◆ TASK INSTRUCTIONS
Write out the material again word for word, dropping any images it holds.

◆ RAW DATA
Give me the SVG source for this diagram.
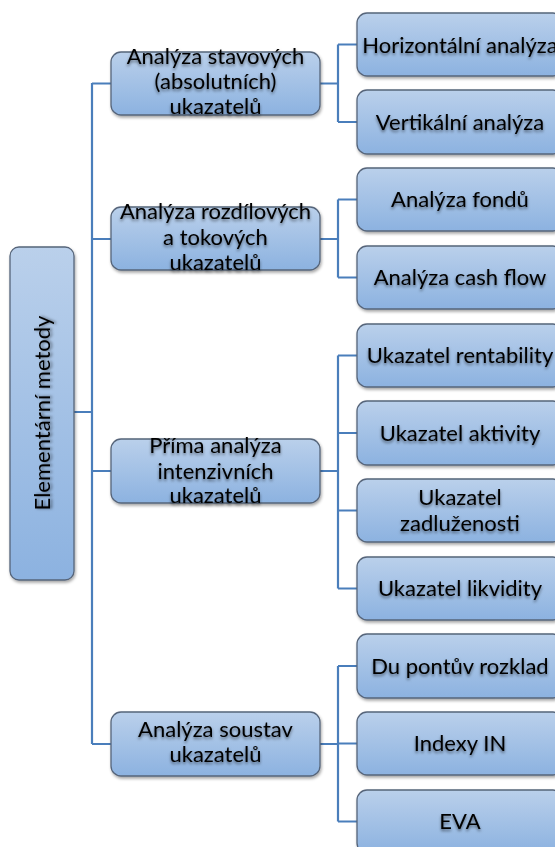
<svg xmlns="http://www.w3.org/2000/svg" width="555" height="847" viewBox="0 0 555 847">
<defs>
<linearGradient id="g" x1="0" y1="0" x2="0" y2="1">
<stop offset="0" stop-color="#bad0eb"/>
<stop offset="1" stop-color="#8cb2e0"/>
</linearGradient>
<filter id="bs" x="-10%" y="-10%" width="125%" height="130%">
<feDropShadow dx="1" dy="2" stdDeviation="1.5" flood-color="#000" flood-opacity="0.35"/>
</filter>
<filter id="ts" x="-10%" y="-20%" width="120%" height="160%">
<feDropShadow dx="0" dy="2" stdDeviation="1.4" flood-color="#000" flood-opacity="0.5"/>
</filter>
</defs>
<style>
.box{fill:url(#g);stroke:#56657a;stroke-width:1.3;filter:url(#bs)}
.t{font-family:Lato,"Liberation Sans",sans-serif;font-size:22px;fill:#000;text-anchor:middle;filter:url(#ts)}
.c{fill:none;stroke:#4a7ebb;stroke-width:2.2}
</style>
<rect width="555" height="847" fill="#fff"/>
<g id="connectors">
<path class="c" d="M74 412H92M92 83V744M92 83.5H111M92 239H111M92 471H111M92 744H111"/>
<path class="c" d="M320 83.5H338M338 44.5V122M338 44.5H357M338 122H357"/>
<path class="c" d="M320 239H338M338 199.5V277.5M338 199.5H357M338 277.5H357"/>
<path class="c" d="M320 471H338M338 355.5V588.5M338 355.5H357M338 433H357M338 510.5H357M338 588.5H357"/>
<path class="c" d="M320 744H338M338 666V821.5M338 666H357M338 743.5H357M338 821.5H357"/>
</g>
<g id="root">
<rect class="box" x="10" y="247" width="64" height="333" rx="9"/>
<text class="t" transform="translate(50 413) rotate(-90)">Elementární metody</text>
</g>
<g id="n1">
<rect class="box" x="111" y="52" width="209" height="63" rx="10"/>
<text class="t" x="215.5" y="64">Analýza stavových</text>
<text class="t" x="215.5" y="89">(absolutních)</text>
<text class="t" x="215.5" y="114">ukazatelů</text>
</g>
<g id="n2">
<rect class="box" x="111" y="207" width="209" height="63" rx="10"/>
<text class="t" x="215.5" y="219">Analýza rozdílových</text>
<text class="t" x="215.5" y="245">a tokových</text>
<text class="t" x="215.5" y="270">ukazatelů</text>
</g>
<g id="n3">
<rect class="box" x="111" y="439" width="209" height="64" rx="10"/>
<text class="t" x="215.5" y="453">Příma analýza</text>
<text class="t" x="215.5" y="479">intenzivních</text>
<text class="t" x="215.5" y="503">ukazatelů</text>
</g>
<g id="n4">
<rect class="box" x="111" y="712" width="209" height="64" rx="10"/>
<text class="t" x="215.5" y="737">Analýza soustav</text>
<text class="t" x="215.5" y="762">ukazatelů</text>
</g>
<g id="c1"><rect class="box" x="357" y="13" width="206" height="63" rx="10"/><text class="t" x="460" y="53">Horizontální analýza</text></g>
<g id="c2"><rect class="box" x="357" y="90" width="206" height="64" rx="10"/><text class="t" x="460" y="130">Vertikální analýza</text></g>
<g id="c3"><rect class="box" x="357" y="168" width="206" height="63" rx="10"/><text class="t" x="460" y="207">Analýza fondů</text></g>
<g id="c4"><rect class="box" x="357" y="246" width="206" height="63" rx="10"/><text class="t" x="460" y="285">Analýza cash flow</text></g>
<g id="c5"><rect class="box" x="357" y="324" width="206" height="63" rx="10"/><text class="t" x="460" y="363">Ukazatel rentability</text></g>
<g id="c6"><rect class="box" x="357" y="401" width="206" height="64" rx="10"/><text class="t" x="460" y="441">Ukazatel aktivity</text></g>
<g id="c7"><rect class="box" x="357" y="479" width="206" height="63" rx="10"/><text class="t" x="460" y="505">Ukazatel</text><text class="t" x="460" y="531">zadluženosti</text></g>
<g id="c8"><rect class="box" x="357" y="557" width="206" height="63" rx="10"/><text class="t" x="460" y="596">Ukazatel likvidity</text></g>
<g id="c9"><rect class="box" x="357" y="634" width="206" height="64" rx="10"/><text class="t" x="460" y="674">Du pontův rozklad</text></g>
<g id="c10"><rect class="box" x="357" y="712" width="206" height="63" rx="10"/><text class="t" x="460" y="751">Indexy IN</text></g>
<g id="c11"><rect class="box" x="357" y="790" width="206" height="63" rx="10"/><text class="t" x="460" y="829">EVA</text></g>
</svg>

◆ RESPONSE FOR THIS EXERCISE
Give me the SVG source for this diagram.
<svg xmlns="http://www.w3.org/2000/svg" width="555" height="847" viewBox="0 0 555 847">
<defs>
<linearGradient id="g" x1="0" y1="0" x2="0" y2="1">
<stop offset="0" stop-color="#bad0eb"/>
<stop offset="1" stop-color="#8cb2e0"/>
</linearGradient>
<filter id="bs" x="-10%" y="-10%" width="125%" height="130%">
<feDropShadow dx="1" dy="2" stdDeviation="1.5" flood-color="#000" flood-opacity="0.35"/>
</filter>
<filter id="ts" x="-10%" y="-20%" width="120%" height="160%">
<feDropShadow dx="0" dy="2" stdDeviation="1.4" flood-color="#000" flood-opacity="0.5"/>
</filter>
</defs>
<style>
.box{fill:url(#g);stroke:#56657a;stroke-width:1.3;filter:url(#bs)}
.t{font-family:Lato,"Liberation Sans",sans-serif;font-size:22px;fill:#000;text-anchor:middle;filter:url(#ts)}
.c{fill:none;stroke:#4a7ebb;stroke-width:2.2}
</style>
<rect width="555" height="847" fill="#fff"/>
<g id="connectors">
<path class="c" d="M74 412H92M92 83V744M92 83.5H111M92 239H111M92 471H111M92 744H111"/>
<path class="c" d="M320 83.5H338M338 44.5V122M338 44.5H357M338 122H357"/>
<path class="c" d="M320 239H338M338 199.5V277.5M338 199.5H357M338 277.5H357"/>
<path class="c" d="M320 471H338M338 355.5V588.5M338 355.5H357M338 433H357M338 510.5H357M338 588.5H357"/>
<path class="c" d="M320 744H338M338 666V821.5M338 666H357M338 743.5H357M338 821.5H357"/>
</g>
<g id="root">
<rect class="box" x="10" y="247" width="64" height="333" rx="9"/>
<text class="t" transform="translate(50 413) rotate(-90)">Elementární metody</text>
</g>
<g id="n1">
<rect class="box" x="111" y="52" width="209" height="63" rx="10"/>
<text class="t" x="215.5" y="64">Analýza stavových</text>
<text class="t" x="215.5" y="89">(absolutních)</text>
<text class="t" x="215.5" y="114">ukazatelů</text>
</g>
<g id="n2">
<rect class="box" x="111" y="207" width="209" height="63" rx="10"/>
<text class="t" x="215.5" y="219">Analýza rozdílových</text>
<text class="t" x="215.5" y="245">a tokových</text>
<text class="t" x="215.5" y="270">ukazatelů</text>
</g>
<g id="n3">
<rect class="box" x="111" y="439" width="209" height="64" rx="10"/>
<text class="t" x="215.5" y="453">Příma analýza</text>
<text class="t" x="215.5" y="479">intenzivních</text>
<text class="t" x="215.5" y="503">ukazatelů</text>
</g>
<g id="n4">
<rect class="box" x="111" y="712" width="209" height="64" rx="10"/>
<text class="t" x="215.5" y="737">Analýza soustav</text>
<text class="t" x="215.5" y="762">ukazatelů</text>
</g>
<g id="c1"><rect class="box" x="357" y="13" width="206" height="63" rx="10"/><text class="t" x="460" y="53">Horizontální analýza</text></g>
<g id="c2"><rect class="box" x="357" y="90" width="206" height="64" rx="10"/><text class="t" x="460" y="130">Vertikální analýza</text></g>
<g id="c3"><rect class="box" x="357" y="168" width="206" height="63" rx="10"/><text class="t" x="460" y="207">Analýza fondů</text></g>
<g id="c4"><rect class="box" x="357" y="246" width="206" height="63" rx="10"/><text class="t" x="460" y="285">Analýza cash flow</text></g>
<g id="c5"><rect class="box" x="357" y="324" width="206" height="63" rx="10"/><text class="t" x="460" y="363">Ukazatel rentability</text></g>
<g id="c6"><rect class="box" x="357" y="401" width="206" height="64" rx="10"/><text class="t" x="460" y="441">Ukazatel aktivity</text></g>
<g id="c7"><rect class="box" x="357" y="479" width="206" height="63" rx="10"/><text class="t" x="460" y="505">Ukazatel</text><text class="t" x="460" y="531">zadluženosti</text></g>
<g id="c8"><rect class="box" x="357" y="557" width="206" height="63" rx="10"/><text class="t" x="460" y="596">Ukazatel likvidity</text></g>
<g id="c9"><rect class="box" x="357" y="634" width="206" height="64" rx="10"/><text class="t" x="460" y="674">Du pontův rozklad</text></g>
<g id="c10"><rect class="box" x="357" y="712" width="206" height="63" rx="10"/><text class="t" x="460" y="751">Indexy IN</text></g>
<g id="c11"><rect class="box" x="357" y="790" width="206" height="63" rx="10"/><text class="t" x="460" y="829">EVA</text></g>
</svg>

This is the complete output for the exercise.